I’m looking forward in getting max performance memory copying between (Global to register) or (global to SHared).
As far as i know we have the following limitations (cuda 2.3):
we cannot use C structs for register memory nor shared memory, so
copying data with struct data structure is not possible as in C.
-array with variable index is not possible in register memory (but it is Ok with shared memory)
-max size builtin data structure is 16 bytes (float4) which can be copied at once i guess.
-global memory has big latencies for each memory read (and thus memory copy to register or shared memory).
-i did not find any cuda function like C host function strcopy() able to copy memory from global to register
or global to shared.
So, i’m tryng to copy the biggest amount of memory from global to register (best) or global to shared at once.
Is the any possibility to copy more than 16 bytes at once from global memory to register memory (with float4 for instance) ?
I’ve read somewhere G200 memory controler is 512bits, i hope i can copy 64 bytes at once.
I believe the best way to copy is to copy 4 bytes per thread. If each thread in a warp reads consecutive
addresses from an aligned segment of global memory, the hardware will coalesce them to a memory
reads with full memory bus width, and give you maximum performace.
E.g.: Copy n bytes from offset m of G in global memory to S in shared memory by:
I think your suggestion of three arrays instead of an array of structs is the way to go.
This is also the recommended way in the CUDA Programming Manual.
Reading a float4 from each thread might be slower that reading a float. Don’t know if that
is still the case on the G200-chip. Try!
If you do you loads per warp, you don’t have to synchronize. Within a warp all threads are always
synchronized.
E.g. if your struct has 4 elements (so that you end up having for arrays) you can read one element
at a time in each thread of a warp, do this for times, so you have read 4*32 elements, which means one
struct per warp.
Ok, i’ve tested what is faster for loading and storing between 1 float4 and 4 float (i don’t test loading and storing separately since it doesn’t make sense in real situation) on a GTX260 216SP (G200 chip).

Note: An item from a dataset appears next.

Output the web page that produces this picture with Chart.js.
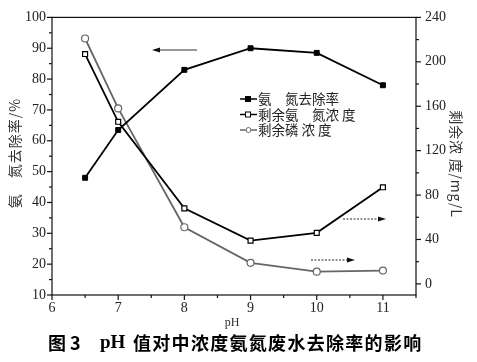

and the winner is… Float4!
To be more accurate, float4 is the same cost a 3 float , so there is a insteresting 25% gain on G200
but i’m not sure if it will be the same on G80.
Here is the code snippet tested :
global memory declaration
float4 PtestAllFrom[BIG_NUMBER];
float4 PtestAllTo[BIG_NUMBER];
float PtestSingleFrom[4][BIG_NUMBER];
float PtestSingleTo[4][BIG_NUMBER];
kernel sample
data->PtestSingleTo[0][i] = data->PtestSingleFrom[0][i];
data->PtestSingleTo[1][i] = data->PtestSingleFrom[1][i];
data->PtestSingleTo[2][i] = data->PtestSingleFrom[2][i];
data->PtestSingleTo[3][i] = data->PtestSingleFrom[3][i];
data->PtestAllTo[i] = data->PtestAllFrom[i];
My conclusion remains unchanged :
it’s really a shame there is no bigger cuda structure than float4 :)
This is the correct advice… but on a slightly more advanced level, it may be that copying 64 bits per thread is slightly more efficient on G200 hardware.
FromBilleter’s paper, he gives a GTX280 bandwidth of 77.8 GB/sec for 32 bits per thread, 102.5 GB/sec for 64 bits per thread, and 73.4 GB/sec for 128 bits per thread.
These are pass-through bandwidths (reading and immediately rewriting). It would be interesting to benchmark other memory access methods, and also try G80/G92 hardware.